While it clear that an employer cannot unilaterally alter the core terms of the contract of employment, it may change work practices that may have developed through custom, but not to the extent that they would be deemed to have contractual status. It is important in considering such changes to understand the distinction between employees' terms and conditions of employment on the one hand and working practices on the other hand. In the case of Kenny v An Post the employer sought to remove a 15-minute paid rest break that had previously been agreed. As the long-standing agreement had never been the subject of a written agreement between the employer and the employees (or their representatives) and notice of the arrangement never went higher than the supervisor who has agreed it, the Court held that it was a work practice that did not have contractual effect and could be terminated by the employer at any time.
Where the employee's entitlement to a benefit, such as a bonus payment, is clearly provided for in the employment contract, the consent to any slight variation of this core term must be given by the employee even if the contractual benefit remains the same but the employee's entitlement to it is deferred by the employer. In the case of Finnegan v. J & E Davy the plaintiff claimed that he was owed over €260,000 arising from several years of deferred bonus payment schemes. The plaintiff had been simply informed by his employer that he was no longer to be paid his bonus at the end of the year to which it referred and some of it was deferred over a two year period, which meant that the plaintiff would be obliged to work two further years before he would receive his entitlements. The plaintiff was also informed that if he left his employer to work for a competitor that he would not receive his bonus entitlements. The Court rejected the employer's arguments and held that this new provision related to payment of the bonus had not been agreed upon, that it was a unilateral attempt by the employer to alter the terms of the employment contract, which was not accepted by the plaintiff and was therefore ineffective and that it was in breach of the employment contract. The Court also criticised the employer's failure to engage with the employee and involve him in decision-making relating to the contractual agreement between the parties.

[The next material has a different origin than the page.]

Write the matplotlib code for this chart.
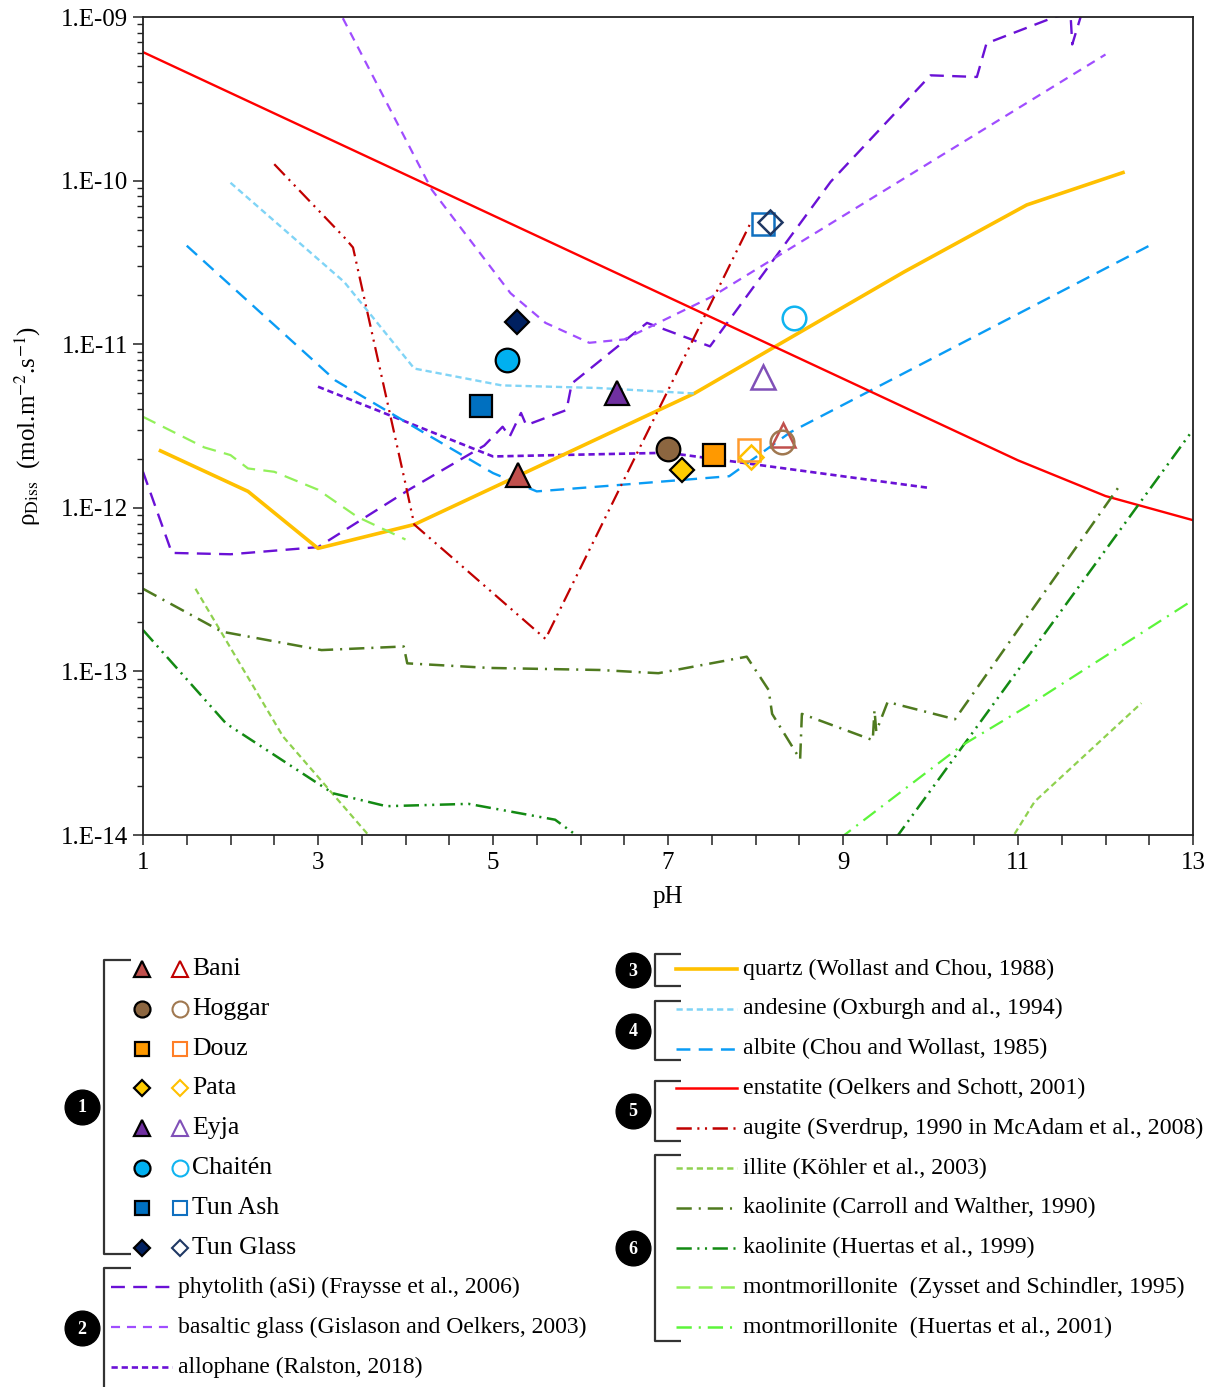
import numpy as np
import matplotlib.pyplot as plt

plt.rcParams['font.family'] = ['Liberation Serif', 'DejaVu Serif']
plt.rcParams['mathtext.fontset'] = 'stix'
plt.rcParams['lines.scale_dashes'] = False

# ---- reference dissolution rates (pH, rate in mol.m-2.s-1) ----
phyto_ph = [1.0, 1.33, 2.0, 3.0, 4.05, 4.9, 5.11, 5.19, 5.32, 5.38, 5.84, 5.9, 6.76, 7.48,
            8.86, 10.0, 10.53, 10.64, 11.42, 11.6, 11.62, 11.75]
phyto_r = [1.66e-12, 5.3e-13, 5.2e-13, 5.75e-13, 1.3e-12, 2.4e-12, 3.13e-12, 2.72e-12, 3.8e-12,
           3.2e-12, 3.96e-12, 5.75e-12, 1.35e-11, 9.7e-12, 9.85e-11, 4.4e-10, 4.3e-10,
           6.9e-10, 1.0e-09, 1.05e-09, 6.8e-10, 1.15e-09]

basglass_ph = [3.2, 4.3, 5.2, 5.6, 6.1, 6.5, 7.5, 12.0]
basglass_r = [1.2e-09, 8.8e-11, 2.05e-11, 1.35e-11, 1.02e-11, 1.07e-11, 1.95e-11, 5.9e-10]

allo_ph = [3.0, 5.0, 7.0, 7.9, 10.0]
allo_r = [5.5e-12, 2.06e-12, 2.17e-12, 1.87e-12, 1.32e-12]

quartz_ph = [1.2, 2.2, 3.0, 4.1, 7.3, 9.7, 11.1, 12.2]
quartz_r = [2.23e-12, 1.26e-12, 5.65e-13, 7.9e-13, 5.0e-12, 2.77e-11, 7.1e-11, 1.12e-10]

andes_ph = [2.0, 3.3, 4.1, 5.1, 6.2, 7.3]
andes_r = [9.7e-11, 2.4e-11, 7.1e-12, 5.6e-12, 5.4e-12, 5.0e-12]

albite_ph = [1.5, 3.2, 4.2, 5.0, 5.5, 6.3, 7.7, 8.4, 12.5]
albite_r = [4.0e-11, 6.0e-12, 2.9e-12, 1.63e-12, 1.26e-12, 1.36e-12, 1.56e-12, 2.9e-12, 4.0e-11]

enst_ph = [1.0, 11.0, 12.0, 13.0]
enst_r = [6.1e-10, 1.95e-12, 1.18e-12, 8.4e-13]

augite_ph = [2.5, 3.3, 3.4, 4.0, 4.1, 5.6, 7.95]
augite_r = [1.26e-10, 4.5e-11, 3.9e-11, 1.4e-12, 7.9e-13, 1.58e-13, 5.6e-11]

illite_ph = [1.6, 2.6, 3.65, np.nan, 10.9, 11.19, 12.41]
illite_r = [3.2e-13, 4.0e-14, 9.0e-15, np.nan, 9.0e-15, 1.6e-14, 6.4e-14]

kaoc_ph = [1.0, 1.9, 3.04, 3.98, 4.02, 4.96, 6.22, 6.89, 7.9, 8.15, 8.19, 8.51, 8.53,
           9.34, 9.36, 9.38, 9.51, 10.28, 12.18]
kaoc_r = [3.2e-13, 1.75e-13, 1.35e-13, 1.42e-13, 1.12e-13, 1.05e-13, 1.02e-13, 9.75e-14,
          1.23e-13, 7.7e-14, 5.5e-14, 2.9e-14, 5.5e-14, 3.8e-14, 5.8e-14, 4.3e-14,
          6.5e-14, 5.1e-14, 1.41e-12]

kaoh_ph = [1.0, 1.95, 3.17, 3.78, 4.72, 5.71, 5.97, 6.1, np.nan, 9.6, 13.0]
kaoh_r = [1.79e-13, 4.8e-14, 1.8e-14, 1.5e-14, 1.55e-14, 1.24e-14, 9.8e-15, 9.0e-15, np.nan,
          9.5e-15, 3.0e-12]

montz_ph = [1.0, 1.7, 2.0, 2.2, 2.5, 3.0, 3.45, 4.0]
montz_r = [3.6e-12, 2.34e-12, 2.1e-12, 1.74e-12, 1.66e-12, 1.29e-12, 8.8e-13, 6.4e-13]

month_ph = [8.95, 10.35, 11.1, 13.0]
month_r = [9.4e-15, 3.5e-14, 6.1e-14, 2.73e-13]

# ---- tephra samples: filled = first value, open = second value ----
samples = ['Bani', 'Hoggar', 'Douz', 'Pata', 'Eyja', 'Chaitén', 'Tun Ash', 'Tun Glass']
ph_filled = [5.29, 7.0, 7.52, 7.16, 6.42, 5.16, 4.86, 5.27]
r_filled = [1.58e-12, 2.28e-12, 2.1e-12, 1.7e-12, 5.0e-12, 8.0e-12, 4.2e-12, 1.37e-11]
ph_open = [8.31, 8.30, 7.93, 7.95, 8.09, 8.44, 8.08, 8.16]
r_open = [2.8e-12, 2.54e-12, 2.25e-12, 2.05e-12, 6.3e-12, 1.45e-11, 5.4e-11, 5.6e-11]

mk = ['^', 'o', 's', 'D', '^', 'o', 's', 'D']
ms_plot = {'^': 17.5, 'o': 17, 's': 15.5, 'D': 12.5}
ms_leg = {'^': 11.5, 'o': 11.5, 's': 10.5, 'D': 8.5}
fill_col = ['#c0504d', '#8c6640', '#ff9900', '#ffcc00', '#7030a0', '#00b0f0', '#0070c0', '#002060']
open_col = ['#c0504d', '#a07850', '#ff9a2e', '#ffc000', '#8050b8', '#10b4f0', '#1070c0', '#1f3864']
open_col_leg = ['#c00000', '#a07850', '#ff7f27', '#ffc000', '#8050b8', '#10b4f0', '#1070c0', '#1f3864']

LONG = (0, (10, 6))
MED = (0, (6.5, 5))
SHORT = (0, (4.5, 2.8))
DASHDOT = (0, (11, 5, 1.5, 5))
DASHDOTDOT = (0, (11, 4, 1.5, 4, 1.5, 4))

curves = [
    # (ph, r, colour, style, width, label)
    (phyto_ph, phyto_r, '#6a11d6', LONG, 1.7, 'phytolith (aSi) (Fraysse et al., 2006)'),
    (basglass_ph, basglass_r, '#a04dff', MED, 1.6, 'basaltic glass (Gislason and Oelkers, 2003)'),
    (allo_ph, allo_r, '#6a11d6', SHORT, 1.9, 'allophane (Ralston, 2018)'),
    (quartz_ph, quartz_r, '#ffc000', '-', 2.6, 'quartz (Wollast and Chou, 1988)'),
    (andes_ph, andes_r, '#80d4f6', SHORT, 1.7, 'andesine (Oxburgh and al., 1994)'),
    (albite_ph, albite_r, '#0a9cf5', LONG, 1.7, 'albite (Chou and Wollast, 1985)'),
    (enst_ph, enst_r, '#ff0000', '-', 1.7, 'enstatite (Oelkers and Schott, 2001)'),
    (augite_ph, augite_r, '#c00000', DASHDOTDOT, 1.6, 'augite (Sverdrup, 1990 in McAdam et al., 2008)'),
    (illite_ph, illite_r, '#8fd14f', SHORT, 1.6, 'illite (Köhler et al., 2003)'),
    (kaoc_ph, kaoc_r, '#4f7a1f', DASHDOT, 1.8, 'kaolinite (Carroll and Walther, 1990)'),
    (kaoh_ph, kaoh_r, '#138a13', DASHDOTDOT, 1.8, 'kaolinite (Huertas et al., 1999)'),
    (montz_ph, montz_r, '#92f05a', LONG, 1.6, 'montmorillonite  (Zysset and Schindler, 1995)'),
    (month_ph, month_r, '#5cf53a', DASHDOT, 1.6, 'montmorillonite  (Huertas et al., 2001)'),
]

fig = plt.figure(figsize=(12.15, 13.87), dpi=100)
ax = fig.add_axes([143 / 1215, 1 - 835 / 1387, 1050 / 1215, 818 / 1387])

for ph, r, c, ls, lw, lab in curves:
    ax.plot(ph, r, color=c, linestyle=ls, lw=lw, zorder=2)

for i in range(len(samples)):
    ax.plot(ph_open[i], r_open[i], marker=mk[i], ms=ms_plot[mk[i]], mfc='none',
            mec=open_col[i], mew=1.8, ls='none', zorder=3)
for i in range(len(samples)):
    ax.plot(ph_filled[i], r_filled[i], marker=mk[i], ms=ms_plot[mk[i]], mfc=fill_col[i],
            mec='black', mew=1.6, ls='none', zorder=4)

ax.set_yscale('log')
ax.set_ylim(1e-14, 1e-9)
ax.set_xlim(1, 13)
ydec = [1e-14, 1e-13, 1e-12, 1e-11, 1e-10, 1e-9]
ax.set_yticks(ydec)
ax.set_yticklabels(['1.E-%02d' % round(-np.log10(v)) for v in ydec])
ax.yaxis.set_minor_locator(plt.matplotlib.ticker.LogLocator(base=10, subs=np.arange(2, 10)))
ax.yaxis.set_minor_formatter(plt.NullFormatter())
xt = np.arange(1, 13.01, 0.5)
ax.set_xticks(xt)
ax.set_xticklabels(['%d' % v if (v % 2 == 1) else '' for v in xt])
ax.tick_params(axis='both', which='major', direction='out', length=7, width=1.1,
               labelsize=18, colors='#222222', labelcolor='black')
ax.tick_params(axis='y', which='minor', direction='out', length=4.5, width=1.0, colors='#222222')
ax.tick_params(axis='x', which='major', pad=5)
for s in ax.spines.values():
    s.set_linewidth(1.3)
    s.set_color('#222222')
ax.set_xlabel('pH', fontsize=18, labelpad=9)
ax.set_ylabel('ρ$_{\\mathrm{Diss}}$  (mol.m$^{\\mathrm{-2}}$.s$^{\\mathrm{-1}}$)', fontsize=18,
              labelpad=13)

# ---- legend drawn in figure pixel space ----
lg = fig.add_axes([0, 0, 1, 1])
lg.set_xlim(0, 1215)
lg.set_ylim(1387, 0)
lg.axis('off')

row0 = 969
dy = 39.8
brk = dict(color='#333333', lw=1.6, solid_capstyle='butt')


def badge(x, y, n):
    lg.plot(x, y, 'o', ms=25, color='black', zorder=5)
    lg.text(x, y + 1, str(n), color='white', fontsize=13, fontweight='bold',
            ha='center', va='center', zorder=6)


# group 1: samples
lg.plot([131, 104, 104, 131], [960, 960, 1254, 1254], **brk)
badge(82, 1107, 1)
for i, name in enumerate(samples):
    y = row0 + i * dy
    lg.plot(142, y, marker=mk[i], ms=ms_leg[mk[i]], mfc=fill_col[i], mec='black', mew=1.6)
    lg.plot(180, y, marker=mk[i], ms=ms_leg[mk[i]], mfc='none', mec=open_col_leg[i], mew=1.5)
    lg.text(192, y, name, fontsize=18.5, va='center', ha='left')

# group 2: silica-rich glasses
lg.plot([131, 104, 104], [1268, 1268, 1400], **brk)
badge(82, 1328, 2)
for k in range(3):
    ph, r, c, ls, lw, lab = curves[k]
    y = row0 + (8 + k) * dy
    lg.plot([111, 172], [y, y], color=c, linestyle=ls, lw=lw)
    lg.text(178, y, lab, fontsize=17, va='center', ha='left')

# groups 3-6 on the right
groups = [(3, 954, 986, [3]), (4, 1001, 1060, [4, 5]), (5, 1081, 1141, [6, 7]),
          (6, 1155, 1341, [8, 9, 10, 11, 12])]
for n, y0, y1, idx in groups:
    lg.plot([681, 655, 655, 681], [y0, y0, y1, y1], **brk)
    badge(633, (y0 + y1) / 2, n)
    for k in idx:
        ph, r, c, ls, lw, lab = curves[k]
        y = row0 + (k - 3) * dy
        lg.plot([676, 737], [y, y], color=c, linestyle=ls, lw=max(lw, 1.8))
        lg.text(743, y, lab, fontsize=17.2, va='center', ha='left')

fig.savefig('out.png', dpi=100)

Before an employer decides to implement any cutbacks - whether they are implied or not - it is important to note that consultation and collaboration with employees is often the best route to be followed if any dispute is to be avoided. By keeping employees appraised of the company's financial situation and fully informed, very often the level of resistance from employees can be reduced. By engaging with employees at the earliest opportunity in relation to such proposals, an employer is more likely to obtain the informed consent of employees to such proposals, particularly if such steps are taken by the employer in an attempt to prevent further redundancies or pay cuts.